Are the BRICS a coalition, an alliance or a consultation group? Nobody really knows, but commentators in the international media – particularly in Europe and the United States – usually agree that the group is far too diverse to ever agree on anything.
However, over the past two years, the BRICS have slowly, but steadily evolved, deepening cooperation on a remarkable number of levels. The BRICS countries’ ministers of trade, health, agriculture, defense, foreign affairs and finance meet regularly for consultation. The BRICS’ Central Bank Presidents meet to assess the state of the global economy. BRICS’ Presidents meet prior to G20 summits and other important conferences, such as the recent Rio+20. Prior to the yearly leaders’ summits, the BRICS Business Forum brings together leaders from the private sector. A BRICS task force seeks to reduce trade barriers between the BRICS’ economies. Another working group, which just met in Rio de Janeiro, is working on a report that assesses the viability of a BRICS Development Bank, which will be presented at the leaders’ summit in South Africa in March 2013. In addition, think tanks from each BRICS member country organize a yearly academic forum, during which academics and policy analysts produce a series of policy recommendations for their governments.

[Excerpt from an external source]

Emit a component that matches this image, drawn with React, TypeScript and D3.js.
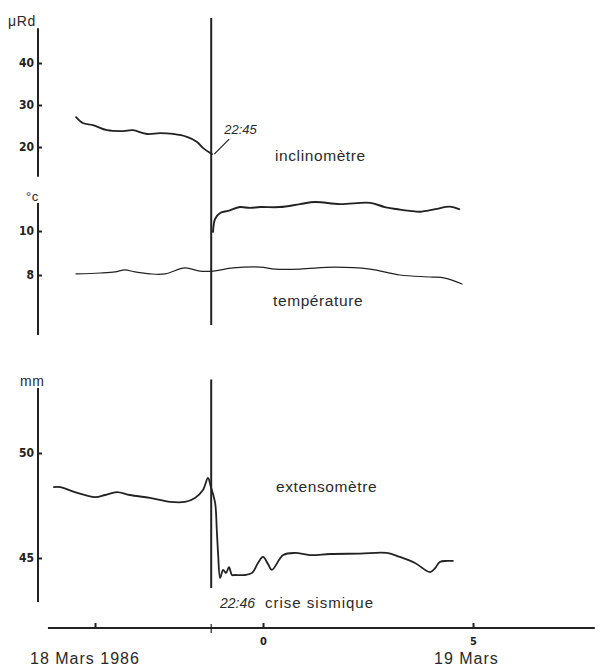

Over the past years, more than 50 BRICS’ ministerial meetings have taken place all over the world. Assessing the tangible outcomes of these encounters is difficult, but given the considerable opportunity cost they generate, they are proof of the BRICS’ governments’ conviction that closer cooperation will bring real benefits. After all, ministers and heads of government would quickly stop flying around the world to meet their BRICS counterparts if they believed the outfit had no future.
Yet, is this process of institutionalization sustainable? What exactly do the respective ministers expect from closer cooperation? Certainly the IMF and the G20 are among the most visible platforms where the BRICS have cooperated effectively, as they share common goals, such as shifting the G20’s focus on development and reforming the distribution of voting power in the IMF. The less visible, but certainly no less important work of the BRICS group is probably too technical for many international observers to take notice. Yet those who seek to truly assess whether the BRICS outfit matters or not will have to analyze both the glitz and geopolitical statements at the yearly summits, as well as the results and working papers of the countless meetings of BRICS’ bureaucrats and public policy specialists in the ministries who seek to strengthen intra-BRICS relations.